What We Learned In Two Years Of Marriage
Marriage is like learning curve inception. In itself, you are figuring out how to be in union with another human. At the same time you’re separately attending ‘life school’ and have individual lessons to bring to the relationship.
I heard time after time communication is key and I 100% agree, but often its your habits that create a constant flow of connection and understanding in your marriage. Between you and your partner, build practical routines and set your own relationship rules that set you up for success. Two years into marriage, we still feel like we’re on this steep learning curve and are constantly refining how we interact and operate on a daily basis.
Plan your week together on Sunday nights.
We started a communication code of ‘us’ nights and ‘me’ nights. Looking at the week ahead we decide what nights we will spend together and which we will be on our own. That way we can be more efficient in getting our personal projects done during the week, while still prioritizing time to be together without interruptions. Writing down individual weekly goals in our journals and sharing them has become a powerful tool for moving us forward.
Take personal ‘retreats’ apart from each other.
People give us confused looks when we say that we like spending time apart. There are several scenarios, such as a business trip for me or a motorcycle trip for Justin, that make more sense for one of us to stay at home. Encouraging your partner to get away and cease opportunities to grow will deeply enrich your relationship when you come back together.

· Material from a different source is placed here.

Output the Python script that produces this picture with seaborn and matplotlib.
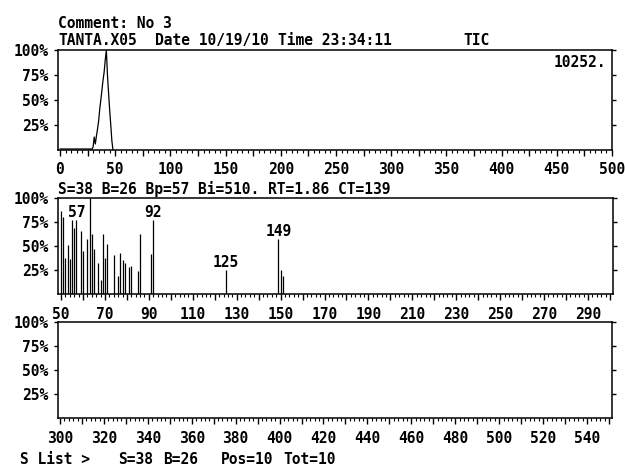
import matplotlib
matplotlib.use("Agg")
import matplotlib.pyplot as plt
import seaborn as sns
import pandas as pd
from matplotlib.ticker import MultipleLocator, FixedLocator, FuncFormatter

# ---- data ----
tic_scan = [0, 29, 30, 31, 32, 33, 34, 35, 36, 37, 38, 39, 40, 41, 42, 43, 44, 45, 46, 47, 48]
tic_int = [1, 1, 3, 13, 6, 14, 21, 29, 41, 50, 60, 70, 78, 90, 100, 75, 57, 40, 25, 9, 0]

mz = [50, 51, 52, 53, 54, 55, 56, 57, 59, 60, 62, 63, 64, 65, 67, 68, 69, 70, 71,
      74, 76, 77, 78, 79, 81, 82, 85, 86, 91, 92, 125, 149, 150, 151]
abund = [87, 80, 38, 51, 37, 77, 69, 77, 66, 45, 57, 100, 63, 47, 33, 15, 63, 38, 52,
         41, 19, 43, 36, 33, 28, 29, 24, 63, 42, 77, 25, 57, 25, 19]
peak_labels = [57, 92, 125, 149]

y_ticks = [25, 50, 75, 100]
y_tick_labels = ["25%", "50%", "75%", "100%"]

comment_text = "Comment: No 3"
file_text = "TANTA.X05"
date_text = "Date 10/19/10"
time_text = "Time 23:34:11"
tic_text = "TIC"
tic_max_text = "10252."
scan_text = "S=38 B=26 Bp=57 Bi=510. RT=1.86 CT=139"
bottom_texts = ["S List >", "S=38", "B=26", "Pos=10", "Tot=10"]
bottom_x = [20, 118, 163, 221, 283]

# ---- style ----
sns.set_theme(style="ticks")
plt.rcParams["font.family"] = ["DejaVu Sans Mono"]
plt.rcParams["font.weight"] = "bold"
plt.rcParams["font.size"] = 10.5
plt.rcParams["axes.linewidth"] = 1.1
plt.rcParams["axes.edgecolor"] = "black"
plt.rcParams["xtick.color"] = "black"
plt.rcParams["ytick.color"] = "black"
plt.rcParams["text.color"] = "black"

W, H = 625, 468
fig = plt.figure(figsize=(W / 100, H / 100), dpi=100)
fig.patch.set_facecolor("white")


def ax_at(l, r, t, b):
    return fig.add_axes([l / W, 1 - b / H, (r - l) / W, (b - t) / H])


def style_axis(ax, major, minor, label_step, start):
    ax.set_ylim(0, 100)
    ax.set_yticks(y_ticks)
    ax.set_yticklabels(y_tick_labels)
    ax.tick_params(axis="y", which="both", direction="out", length=3, width=1,
                   left=True, right=True, labelleft=True, labelright=False, pad=4,
                   labelsize=10.5)
    ax.xaxis.set_major_locator(MultipleLocator(major))
    ax.xaxis.set_minor_locator(MultipleLocator(minor))
    ax.xaxis.set_major_formatter(FuncFormatter(
        lambda v, p: f"{int(round(v))}" if abs(((v - start) / label_step) - round((v - start) / label_step)) < 1e-6 else ""))
    ax.tick_params(axis="x", which="major", direction="out", length=4, width=1, pad=5,
                   labelsize=10.5)
    ax.tick_params(axis="x", which="minor", direction="out", length=2, width=0.8)
    for s in ax.spines.values():
        s.set_visible(True)
        s.set_color("black")
    ax.set_xlabel("")
    ax.set_ylabel("")
    ax.set_facecolor("white")


# panel 1: TIC
ax1 = ax_at(58, 612, 50, 150)
df_tic = pd.DataFrame({"scan": tic_scan, "int": tic_int})
sns.lineplot(data=df_tic, x="scan", y="int", ax=ax1, color="black", lw=0.9)
ax1.set_xlim(-1.8, 500)
style_axis(ax1, 25, 5, 50, 0)
ax1.text(0.989, 0.95, tic_max_text, transform=ax1.transAxes, ha="right", va="top")

# panel 2: spectrum 50-300
ax2 = ax_at(58, 613, 198, 294.3)
ax2.vlines(mz, 0, abund, color="black", lw=0.9)
ax2.set_xlim(48.6, 301.4)
style_axis(ax2, 10, 2, 20, 50)
for m in peak_labels:
    h = abund[mz.index(m)]
    ax2.annotate(str(m), (m, h), xytext=(0, 3), textcoords="offset pixels",
                 ha="center", va="baseline")

# panel 3: spectrum 300-550 (empty)
ax3 = ax_at(58, 612, 322, 418.3)
ax3.vlines([], 0, [], color="black", lw=0.9)
ax3.set_xlim(299.1, 551.4)
style_axis(ax3, 10, 2, 20, 300)


def ftext(x, y, s):
    fig.text(x / W, 1 - y / H, s, ha="left", va="baseline")


ftext(58, 28, comment_text)
ftext(58, 45, file_text)
ftext(155, 45, date_text)
ftext(278, 45, time_text)
ftext(463, 45, tic_text)
ftext(58, 194, scan_text)
for x, s in zip(bottom_x, bottom_texts):
    ftext(x, 464, s)

fig.savefig("out.png", dpi=100, facecolor="white")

Find your quality time formula.
Justin and I connect best outside of the house when the laundry, our home office, and yard work is out of sight. Put down your phone (or leave it in the car) and go for a walk, sit at a cafe, or grab a drink on a rooftop. Focus on what the other person has on their mind and ask questions to take the conversation deeper. Help each other process the highs and lows of life and brainstorm your future together. Our relationship starts to feel disconnected and dull when we don’t dream and do together. Regularly scheduled quality time keeps you on the same page about goals and supporting where your spouse is in their journey.
Never stop honeymooning.
A family member gave us the pre-marital advice to go on several honeymoons a year. Having a personality that gets sucked into a work vortex when I’m at home, taking trips is so healthy for my mental and relational health. Traveling keeps a fire lit in our relationship to continue stepping outside our comfort zone and living intentionally. We gain inspiration and cast a vision for our next steps when we are in a new environment with an unfamiliar culture. We budget for periodical travels spaced out every few months so that the fire doesn’t burn out.
Encourage them to pursue passions.
One time I heard Justin say ‘I think I would do this if I were still single.’ Immediately I said ‘babe, then you must do it!’ We want to make sure we are never holding each other back from the things that light us up. You’ll both be so much happier and vibrant when you keep pursuing the passions in your heart. Ask your spouse what they would do if time, money, and location wasn’t a factor - then find a way to tap into that dream right now, even if it’s on a small scale.
To sum all of this up - the key factor in a thriving relationship? Openness to growth.
When you’re both willing to give and take honest feedback, you acknowledge that neither of you is ‘right’. You allow room to grow together, rather than drift apart.